Quelle est ton activité d’animation à Buenos Aires ?

Elle se fait en partie à travers la radio. Par exemple, en 1992, nous avons organisé avec FM tango une milonga de 2 jours dont j’étais le DJ. J’anime moins de milongas qu’autrefois, compte tenu de mon travail à la radio qui exige de se lever tôt. J’interviens davantage dans des lieux culturels, de rencontre, de concerts, que dans des milongas traditionnelles. J’aime beaucoup et je fréquente ces clubs qui ont plus de 70 ans d’existence, comme Sin Rumbo, Sunderland. Ils sont maintenant relayés par des milongas d’un autre type, comme La Viruta, La Tradienda, la Cathedral. J’aime que la musique se renouvèle tout en respectant la tradition, dans l’esprit de que l’on présente à Chaillot à l’occasion du festival : une essence traditionnelle, une interprétation actuelle. Je pense que la musique et le bal vont évoluer ensemble, sortir des stéréotypes et incorporer de nouveaux éléments.

Peut-on intégrer Piazzolla dans la programmation ?

Le Piazzolla des années 1946, bien sûr ! ! Certains thèmes des années 1970 sont aussi dansables comme Calambre. Dans les milongas, il faut incorporer des musiques nouvelles aux tangos anciens, mais en ménageant les danseurs, en leur donnant un peu de temps pour que leurs yeux et leurs oreilles s’habituent. Sur Piazzolla, la manière de guider est différente, ce n’est pas un guidage binaire comme sur les tangos à 4 temps, mais un guidage sur trois temps suivant le rythme si particulier de Piazzolla en 3-3-2.

Comment organises-tu le « film » des milongas que tu animes ?

Selon moi, un DJ doit proposer une suite construite, un peu comme un film. Et ce film doit être différent chaque soir, sinon les gens s’ennuient. En Europe, dans les milongas où je suis allé, la construction de la musique, l’enchaînement, m’ont paru assez désorganisés.

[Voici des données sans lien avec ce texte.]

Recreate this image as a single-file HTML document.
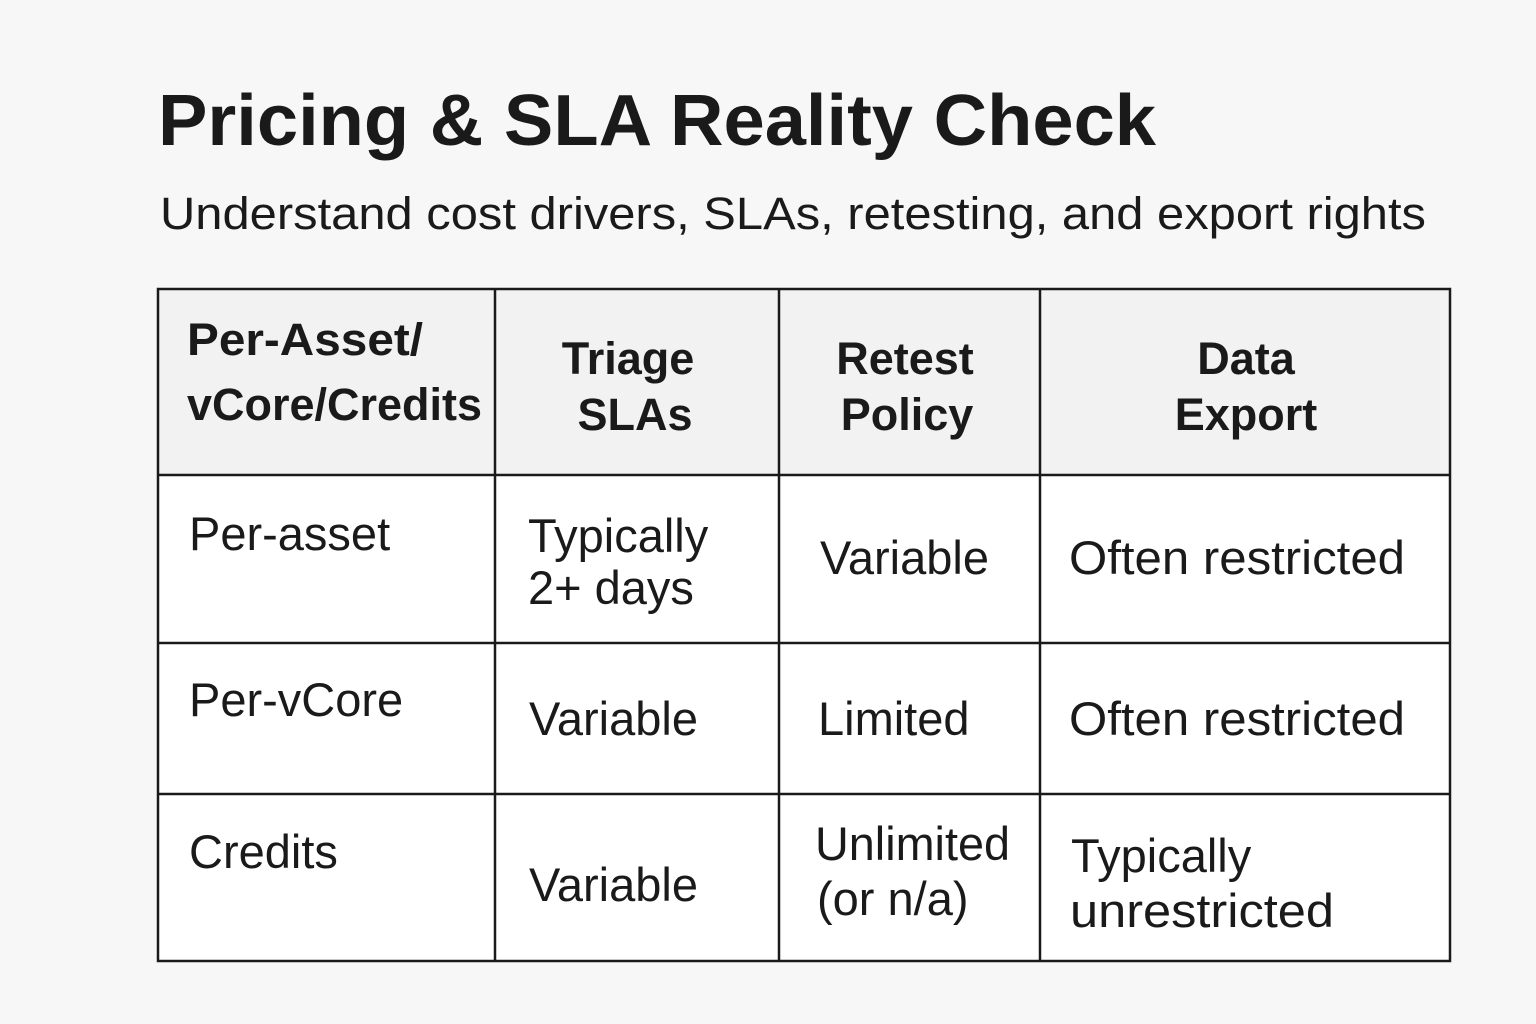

Je ne prépare rien avant, jamais écrit un programme : ce serait moins de travail le soir, mais cela m’enlèverait de l’adrénaline. Lorsque l’on prépare, on a tendance à toujours passer les mêmes morceaux dans le même ordre, et en tant que danseur cela ne me plaît pas. Grâce à mon travail à la radio, je connais tous les morceaux que je passe. Lorsque j’arrive, je me mets dans l’ambiance et ensuite j’improvise en regardant les danseurs. Et cela donne un résultat à chaque fois différent. Je ne passe par de cortinas pour ne pas couper le bal. De toutes façons, les gens savent à quel moment viennent les valses, le tango, etc. Je m’ajuste en fonction des réactions des danseurs, en passant plus ou moins de morceaux d’un même type. Cependant, je ne dépasse jamais plus de 4 morceaux d’un même genre, sauf si les danseurs m’y invitent. Je peux mélanger des orchestres différents, par exemple Troilo et Di Sarli, à condition qu’ils aillent bien ensemble. Et puis, bien sûr, il y a des classiques qu’il faut systématiquement passer. C’est comme cela que je construis mon « film », à travers un dialogue avec les danseurs.